A run of records:
▼

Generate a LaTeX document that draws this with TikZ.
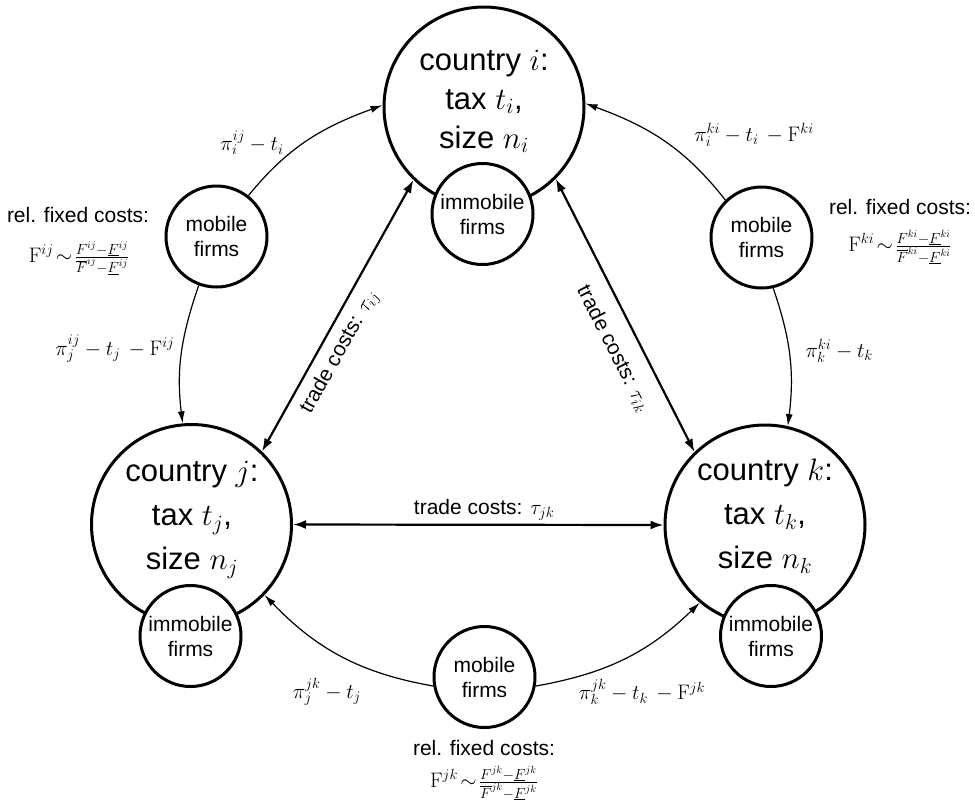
\RequirePackage{fix-cm}
\documentclass[tikz,border=0pt]{standalone}
\usepackage[no-math]{fontspec}
\setmainfont{Liberation Sans}
\usetikzlibrary{arrows.meta}
\begin{document}
\begin{tikzpicture}[x=1pt,y=1pt,
  country/.style={circle, draw, line width=3pt, minimum size=200pt, inner sep=0pt},
  firmnode/.style={circle, draw, line width=3pt, fill=white, minimum size=101pt, inner sep=0pt, align=center, font=\fontsize{21}{25}\selectfont},
  ctexti/.style={align=center, font=\fontsize{31}{39}\selectfont},
  ctextj/.style={align=center, font=\fontsize{31}{44}\selectfont},
  small/.style={font=\fontsize{21}{25}\selectfont},
  trade/.style={{Latex[length=13pt,width=9pt]}-{Latex[length=13pt,width=9pt]}, line width=2.2pt},
  flow/.style={-{Latex[length=12pt,width=7pt]}, line width=1.2pt},
]
\useasboundingbox (0,0) rectangle (975,-807);

% countries
\node[country] (ci) at (484,-107) {};
\node[country] (cj) at (191.5,-524.5) {};
\node[country] (ck) at (765,-525) {};
\node[ctexti] (ti) at (484,-101.5) {country $i$:\\tax $t_i$,\\size $n_i$};
\node[ctextj] (tj) at (192,-520) {country $j$:\\tax $t_j$,\\size $n_j$};
\node[ctextj] (tk) at (765,-516) {country $k$:\\tax $t_k$,\\size $n_k$};

% immobile firms
\node[firmnode] (ii) at (482.5,-214) {immobile\\firms};
\node[firmnode] (ij) at (190.5,-636) {immobile\\firms};
\node[firmnode] (ik) at (771,-636) {immobile\\firms};

% mobile firms
\node[firmnode] (mij) at (216.5,-236.5) {mobile\\firms};
\node[firmnode] (mki) at (761.5,-237.5) {mobile\\firms};
\node[firmnode] (mjk) at (484.5,-677) {mobile\\firms};

% flows
\draw[flow] (mij.52) to[out=51,in=200] (ci.179);
\draw[flow] (mij.250) to[out=251,in=97] (cj.95);
\draw[flow] (mki.134) to[out=128,in=340] (ci.2);
\draw[flow] (mki.283) to[out=289,in=83] (ck.77);
\draw[flow] (mjk.190) to[out=170,in=314] (cj.316);
\draw[flow] (mjk.350) to[out=10,in=224] (ck.230);

% trade
\draw[trade] (cj.46) -- node[sloped, below=5pt, pos=0.4, small] {trade costs: $\tau_{ij}$} (ci.226);
\draw[trade] (ci.315) -- node[sloped, below=12pt, pos=0.58, small] {trade costs: $\tau_{ik}$} (ck.134);
\draw[trade] (cj.east) -- node[above, pos=0.516, small] {trade costs: $\tau_{jk}$} (ck.west);

% flow labels
\node[small] (l1) at (252,-143) {$\pi_i^{ij}-t_i$};
\node[small, anchor=base east] (l2) at (178,-355) {$\pi_j^{ij}-t_j\,-\mathrm{F}^{ij}$};
\node[small] (l3) at (754,-135) {$\pi_i^{ki}-t_i\,-\mathrm{F}^{ki}$};
\node[small, anchor=base west] (l4) at (802,-357) {$\pi_k^{ki}-t_k$};
\node[small] (l5) at (327,-692) {$\pi_j^{jk}-t_j$};
\node[small] (l6) at (642,-692) {$\pi_k^{jk}-t_k\,-\mathrm{F}^{jk}$};

% relative fixed costs
\node[small] (r1) at (78,-215) {rel. fixed costs:};
\node[small] (f1) at (79,-258) {$\mathrm{F}^{ij}\!\sim\!\frac{F^{ij}-\underline{F}^{ij}}{\overline{F}^{ij}-\underline{F}^{ij}}$};
\node[small] (r2) at (900,-207) {rel. fixed costs:};
\node[small] (f2) at (900,-247) {$\mathrm{F}^{ki}\!\sim\!\frac{F^{ki}-\underline{F}^{ki}}{\overline{F}^{ki}-\underline{F}^{ki}}$};
\node[small] (r3) at (484,-748) {rel. fixed costs:};
\node[small] (f3) at (484,-783) {$\mathrm{F}^{jk}\!\sim\!\frac{F^{jk}-\underline{F}^{jk}}{\overline{F}^{jk}-\underline{F}^{jk}}$};
\end{tikzpicture}
\end{document}
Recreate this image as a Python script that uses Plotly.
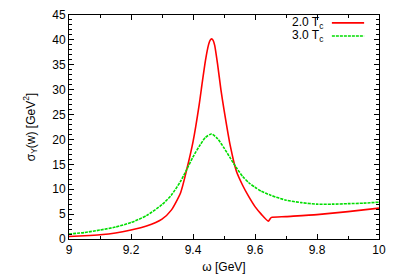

▲

**Exercise requirements**
Leave the images out, please, and restate each line word for word.

**Output of the task**
Generate a LaTeX document that draws this with TikZ.
\RequirePackage{fix-cm}
\documentclass[tikz,border=0pt]{standalone}
\usepackage[no-math]{fontspec}
\setmainfont{Liberation Sans}
\usetikzlibrary{arrows.meta}
\begin{document}
\begin{tikzpicture}[x=1pt,y=1pt,
  country/.style={circle, draw, line width=3pt, minimum size=200pt, inner sep=0pt},
  firmnode/.style={circle, draw, line width=3pt, fill=white, minimum size=101pt, inner sep=0pt, align=center, font=\fontsize{21}{25}\selectfont},
  ctexti/.style={align=center, font=\fontsize{31}{39}\selectfont},
  ctextj/.style={align=center, font=\fontsize{31}{44}\selectfont},
  small/.style={font=\fontsize{21}{25}\selectfont},
  trade/.style={{Latex[length=13pt,width=9pt]}-{Latex[length=13pt,width=9pt]}, line width=2.2pt},
  flow/.style={-{Latex[length=12pt,width=7pt]}, line width=1.2pt},
]
\useasboundingbox (0,0) rectangle (975,-807);

% countries
\node[country] (ci) at (484,-107) {};
\node[country] (cj) at (191.5,-524.5) {};
\node[country] (ck) at (765,-525) {};
\node[ctexti] (ti) at (484,-101.5) {country $i$:\\tax $t_i$,\\size $n_i$};
\node[ctextj] (tj) at (192,-520) {country $j$:\\tax $t_j$,\\size $n_j$};
\node[ctextj] (tk) at (765,-516) {country $k$:\\tax $t_k$,\\size $n_k$};

% immobile firms
\node[firmnode] (ii) at (482.5,-214) {immobile\\firms};
\node[firmnode] (ij) at (190.5,-636) {immobile\\firms};
\node[firmnode] (ik) at (771,-636) {immobile\\firms};

% mobile firms
\node[firmnode] (mij) at (216.5,-236.5) {mobile\\firms};
\node[firmnode] (mki) at (761.5,-237.5) {mobile\\firms};
\node[firmnode] (mjk) at (484.5,-677) {mobile\\firms};

% flows
\draw[flow] (mij.52) to[out=51,in=200] (ci.179);
\draw[flow] (mij.250) to[out=251,in=97] (cj.95);
\draw[flow] (mki.134) to[out=128,in=340] (ci.2);
\draw[flow] (mki.283) to[out=289,in=83] (ck.77);
\draw[flow] (mjk.190) to[out=170,in=314] (cj.316);
\draw[flow] (mjk.350) to[out=10,in=224] (ck.230);

% trade
\draw[trade] (cj.46) -- node[sloped, below=5pt, pos=0.4, small] {trade costs: $\tau_{ij}$} (ci.226);
\draw[trade] (ci.315) -- node[sloped, below=12pt, pos=0.58, small] {trade costs: $\tau_{ik}$} (ck.134);
\draw[trade] (cj.east) -- node[above, pos=0.516, small] {trade costs: $\tau_{jk}$} (ck.west);

% flow labels
\node[small] (l1) at (252,-143) {$\pi_i^{ij}-t_i$};
\node[small, anchor=base east] (l2) at (178,-355) {$\pi_j^{ij}-t_j\,-\mathrm{F}^{ij}$};
\node[small] (l3) at (754,-135) {$\pi_i^{ki}-t_i\,-\mathrm{F}^{ki}$};
\node[small, anchor=base west] (l4) at (802,-357) {$\pi_k^{ki}-t_k$};
\node[small] (l5) at (327,-692) {$\pi_j^{jk}-t_j$};
\node[small] (l6) at (642,-692) {$\pi_k^{jk}-t_k\,-\mathrm{F}^{jk}$};

% relative fixed costs
\node[small] (r1) at (78,-215) {rel. fixed costs:};
\node[small] (f1) at (79,-258) {$\mathrm{F}^{ij}\!\sim\!\frac{F^{ij}-\underline{F}^{ij}}{\overline{F}^{ij}-\underline{F}^{ij}}$};
\node[small] (r2) at (900,-207) {rel. fixed costs:};
\node[small] (f2) at (900,-247) {$\mathrm{F}^{ki}\!\sim\!\frac{F^{ki}-\underline{F}^{ki}}{\overline{F}^{ki}-\underline{F}^{ki}}$};
\node[small] (r3) at (484,-748) {rel. fixed costs:};
\node[small] (f3) at (484,-783) {$\mathrm{F}^{jk}\!\sim\!\frac{F^{jk}-\underline{F}^{jk}}{\overline{F}^{jk}-\underline{F}^{jk}}$};
\end{tikzpicture}
\end{document}
Recreate this image as a Python script that uses Plotly.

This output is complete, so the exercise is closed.